**EXERCISE DETAILS:** Transcribe only the part of the material below that begins at the line containing "Rebuild this chart" and ends at the line containing "from matplotlib.patches import Rectangle", with both kept and images left out.

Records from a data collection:

* * * * * * *

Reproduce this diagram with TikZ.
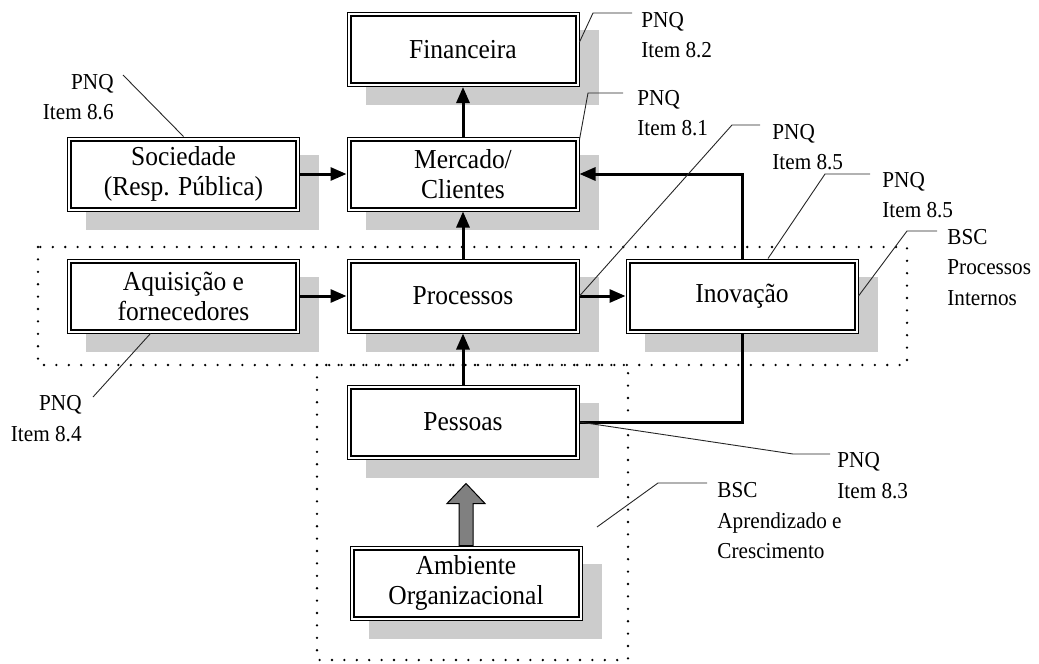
\documentclass[tikz,border=0pt]{standalone}
\usepackage{fontspec}
\setmainfont{Liberation Serif}[FakeStretch=0.93]
\usetikzlibrary{arrows.meta,calc,backgrounds}
\begin{document}
\begin{tikzpicture}[x=0.5pt,y=-0.5pt,
  box/.style={draw, line width=0.5pt, fill=white, minimum width=116pt,
    minimum height=37pt, inner sep=0pt, align=center,
    font=\fontsize{13.7}{15}\selectfont},
  flow/.style={line width=1.5pt, -{Triangle[length=8pt,width=6.5pt]}},
  link/.style={line width=1.5pt},
  leader/.style={line width=0.45pt, black!85},
  note/.style={inner sep=0pt, align=left, font=\fontsize{11.4}{15.25}\selectfont},
  zone/.style={line width=1.3pt, line cap=round, dash pattern=on 0pt off 6.2pt},
  shade/.style={fill=black!20},
  bigarrow/.style={fill=black!50, draw=black, line width=0.5pt, line join=miter},
]
\useasboundingbox (0,0) rectangle (1039,664);

% dotted zones: internal processes, learning and growth
\draw[zone] (38,247) rectangle (907,365);
\draw[zone] (317,365) rectangle (628,660);

% boxes
\node[box] (fin) at (463,49.5) {Financeira};
\node[box] (soc) at (183.5,174) {Sociedade\\(Resp. Pública)};
\node[box] (mer) at (463,174) {Mercado/\\Clientes};
\node[box] (aqu) at (183.5,296) {Aquisição e\\fornecedores};
\node[box] (pro) at (463,296) {Processos};
\node[box] (ino) at (742,296) {Inovação};
\node[box] (pes) at (463,422) {Pessoas};
\node[box] (amb) at (466,583) {Ambiente\\Organizacional};

% inner frame and drop shadow of each box
\foreach \n in {fin,soc,mer,aqu,pro,ino,pes,amb}{
  \draw[line width=1pt] ([shift={(2pt,-2pt)}]\n.north west) rectangle ([shift={(-2pt,2pt)}]\n.south east);
  \begin{scope}[on background layer]
    \fill[shade] ($(\n.north west)+(19,18)$) rectangle ($(\n.south east)+(19,18)$);
  \end{scope}
}

% flows
\draw[flow] (mer) -- (fin);
\draw[flow] (soc) -- (mer);
\draw[flow] (pro) -- (mer);
\draw[flow] (aqu) -- (pro);
\draw[flow] (pro) -- (ino);
\draw[flow] (ino.north) |- (mer.east);
\draw[flow] (pes) -- (pro);
\draw[link] (pes.east) -| (ino.south);

% block arrow from the organizational environment
\draw[bigarrow] ($(amb.north)+(-7,0)$) -- ($(amb.north)+(-7,-42)$) -- ($(amb.north)+(-19,-42)$)
  -- ($(amb.north)+(0,-62)$) -- ($(amb.north)+(19,-42)$) -- ($(amb.north)+(7,-42)$)
  -- ($(amb.north)+(7,0)$) -- cycle;

% callout texts
\node[note, anchor=north west] (l82) at (641,12) {PNQ\\Item 8.2};
\node[note, anchor=north west] (l81) at (637,90) {PNQ\\Item 8.1};
\node[note, anchor=north west] (l85a) at (772,124) {PNQ\\Item 8.5};
\node[note, anchor=north west] (l85b) at (882,172) {PNQ\\Item 8.5};
\node[note, anchor=north west] (bpi) at (947,229) {BSC\\Processos\\Internos};
\node[note, anchor=north east, align=right] (l86) at (114,74) {PNQ\\Item 8.6};
\node[note, anchor=north east, align=right] (l84) at (82,395) {PNQ\\Item 8.4};
\node[note, anchor=north west] (l83) at (837,452) {PNQ\\Item 8.3};
\node[note, anchor=north west] (bac) at (717,482) {BSC\\Aprendizado e\\Crescimento};
\coordinate (acz) at (597,527);

% callout leaders
\draw[leader] ($(fin.north east)+(0,30)$) -- (593,13) -- ($(l82.north west)+(-9,1)$);
\draw[leader] ($(mer.north east)+(0,3)$) -- (588,93) -- ($(l81.north west)+(-14,3)$);
\draw[leader] (pro.east) -- (732,125) -- ($(l85a.north west)+(-12,1)$);
\draw[leader] ($(ino.north)+(26,0)$) -- (825,174) -- ($(l85b.north west)+(-12,2)$);
\draw[leader] (ino.east) -- (907,231) -- ($(bpi.north west)+(-10,2)$);
\draw[leader] (soc.north) -- ($(l86.north east)+(9,1)$);
\draw[leader] ($(aqu.south)+(-33,0)$) -- ($(l84.north east)+(11,2)$);
\draw[leader] (pes.east) -- (793,454) -- ($(l83.north west)+(-7,2)$);
\draw[leader] (acz) -- (658,483) -- ($(bac.north west)+(-10,1)$);
\end{tikzpicture}
\end{document}
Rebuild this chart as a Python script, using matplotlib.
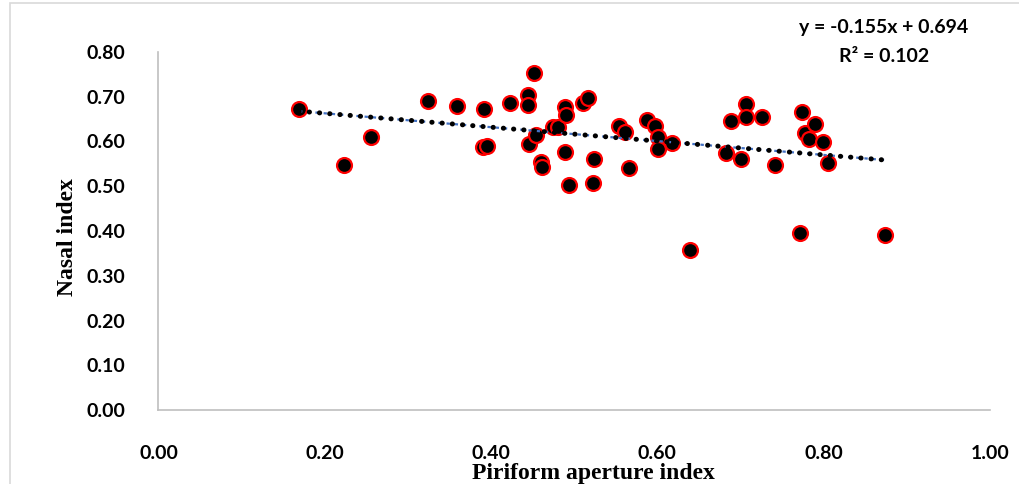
import numpy as np
import matplotlib.pyplot as plt
from matplotlib.patches import Rectangle

# Piriform aperture index (x) vs nasal index (y)
pai = [0.169, 0.223, 0.255, 0.324, 0.359, 0.391, 0.390, 0.395, 0.423, 0.444,
       0.444, 0.446, 0.451, 0.454, 0.460, 0.461, 0.475, 0.480, 0.489, 0.490,
       0.489, 0.494, 0.511, 0.516, 0.523, 0.524, 0.554, 0.561, 0.566, 0.587,
       0.597, 0.601, 0.601, 0.618, 0.639, 0.682, 0.688, 0.700, 0.707, 0.707,
       0.726, 0.741, 0.774, 0.771, 0.777, 0.782, 0.790, 0.799, 0.805, 0.874]
nasal = [0.673, 0.547, 0.610, 0.690, 0.679, 0.673, 0.587, 0.590, 0.685, 0.704,
         0.681, 0.594, 0.753, 0.615, 0.555, 0.544, 0.633, 0.632, 0.676, 0.659,
         0.577, 0.503, 0.685, 0.697, 0.508, 0.562, 0.635, 0.621, 0.540, 0.647,
         0.635, 0.611, 0.583, 0.597, 0.358, 0.574, 0.646, 0.561, 0.683, 0.654,
         0.654, 0.547, 0.667, 0.395, 0.618, 0.606, 0.638, 0.600, 0.551, 0.391]

slope = -0.155
intercept = 0.694
r2 = 0.102

xticks = [0.0, 0.2, 0.4, 0.6, 0.8, 1.0]
yticks = [0.0, 0.1, 0.2, 0.3, 0.4, 0.5, 0.6, 0.7, 0.8]

fig = plt.figure(figsize=(10.2, 4.84), dpi=100)
ax = fig.add_axes([158.5 / 1020, 1 - 410 / 484, (990 - 158.5) / 1020, (410 - 52) / 484])

# outer chart border
fig.patches.append(Rectangle((10 / 1020, -0.05), 1.1, 1 - 3 / 484 + 0.05,
                             transform=fig.transFigure, fill=False,
                             edgecolor='#D9D9D9', linewidth=1.2))

ax.scatter(pai, nasal, s=115, facecolor='black', edgecolor='#FF0000',
           linewidth=1.6, zorder=3)

# linear trendline
tx = np.array([min(pai), max(pai)])
ty = slope * tx + intercept
ax.plot(tx, ty, color='#4472C4', lw=1.6, ls=(0, (1.5, 2.2)), zorder=4)
ax.plot(tx, ty, color='black', lw=3.6, ls=(0, (0.05, 2.0)),
        dash_capstyle='round', zorder=5)

ax.set_xlim(0, 1.0)
ax.set_ylim(0, 0.8)
ax.set_xticks(xticks)
ax.set_yticks(yticks)
ax.set_xticklabels([f'{v:.2f}' for v in xticks])
ax.set_yticklabels([f'{v:.2f}' for v in yticks])
for lab in ax.get_xticklabels() + ax.get_yticklabels():
    lab.set_fontfamily('Lato')
    lab.set_fontweight('bold')
    lab.set_fontsize(14)
ax.tick_params(length=0)
ax.tick_params(axis='x', pad=25)
ax.tick_params(axis='y', pad=24)

for side in ['top', 'right']:
    ax.spines[side].set_visible(False)
ax.spines['left'].set_color('#BFBFBF')
ax.spines['bottom'].set_color('#BFBFBF')
ax.spines['left'].set_linewidth(1.2)
ax.spines['bottom'].set_linewidth(1.2)

fig.text(593 / 1020, 1 - 473 / 484, 'Piriform aperture index', ha='center', va='center',
         fontfamily='Liberation Serif', fontweight='bold', fontsize=17)
fig.text(68 / 1020, 1 - 237 / 484, 'Nasal index', ha='center', va='center', rotation=90,
         fontfamily='Liberation Serif', fontweight='bold', fontsize=17)

fig.text(884 / 1020, 1 - 28 / 484, f'y = {slope:.3f}x + {intercept:.3f}', ha='center',
         va='center', fontfamily='Lato', fontweight='bold', fontsize=14)
fig.text(884 / 1020, 1 - 56 / 484, f'R² = {r2:.3f}', ha='center', va='center',
         fontfamily='Lato', fontweight='bold', fontsize=14)

fig.savefig('out.png', dpi=100)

* * * * * * *

**FINISHED TASK:**
Rebuild this chart as a Python script, using matplotlib.
import numpy as np
import matplotlib.pyplot as plt
from matplotlib.patches import Rectangle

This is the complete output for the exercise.